James Gordon Bennett’s New York Herald was one of the penny newspapers that devoted a large amount of space regularly to business and economics news. Started in 1835 on Wall Street, the Herald developed the best financial section of any of the mainstream newspapers. Bennett was a former economics teacher, and he often wrote what he called the “money page,” note Emery and Emery. The May 11, 1835 topic was stock speculating and the “secret conspiracy of our large capitalists.” Bennett often used the page to explain why stock prices rose and fell. Also on his financial reporting staff was Thomas Prentice Kettell, who began writing a financial column for the Herald in 1835 and is considered the first financial editor of any daily newspaper in the country. Kettell later founded United States Economist in 1852.

As Bennett explained his view of business journalism, “The spirit, pith and philosophy of commercial affairs is what men of business want. Dull records of facts, without condensation, analysis, or deduction, are utterly useless. The philosophy of commerce is what we aim at, combined with accuracy, brevity, and spirit.”

What is striking about Bennett’s attitude toward business news is that it was one of the first times a newspaper had developed a “beat” for its coverage.
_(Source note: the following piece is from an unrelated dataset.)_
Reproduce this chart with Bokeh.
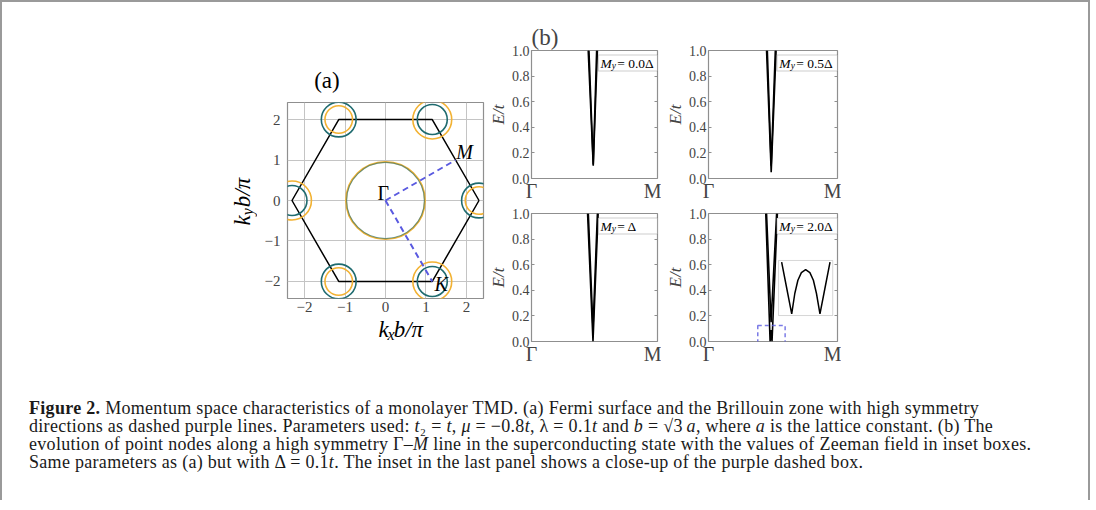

Newspapers in the early 19 th century did not process news stories the way they do today by having reporters responsible for specific coverage areas. In that respect, Bennett’s coverage of business and economics stories was a precursor to developing a business beat at other newspapers. In comparison, other newspapers of that time period provided scant analysis of the business community. Bleyer notes that Bennett’s coverage “of financial affairs in Wall Street were the first attempt to cover adequately that important department of local news” and that the reporting in the Herald “came to be recognized as a distinctive contribution to daily journalism.”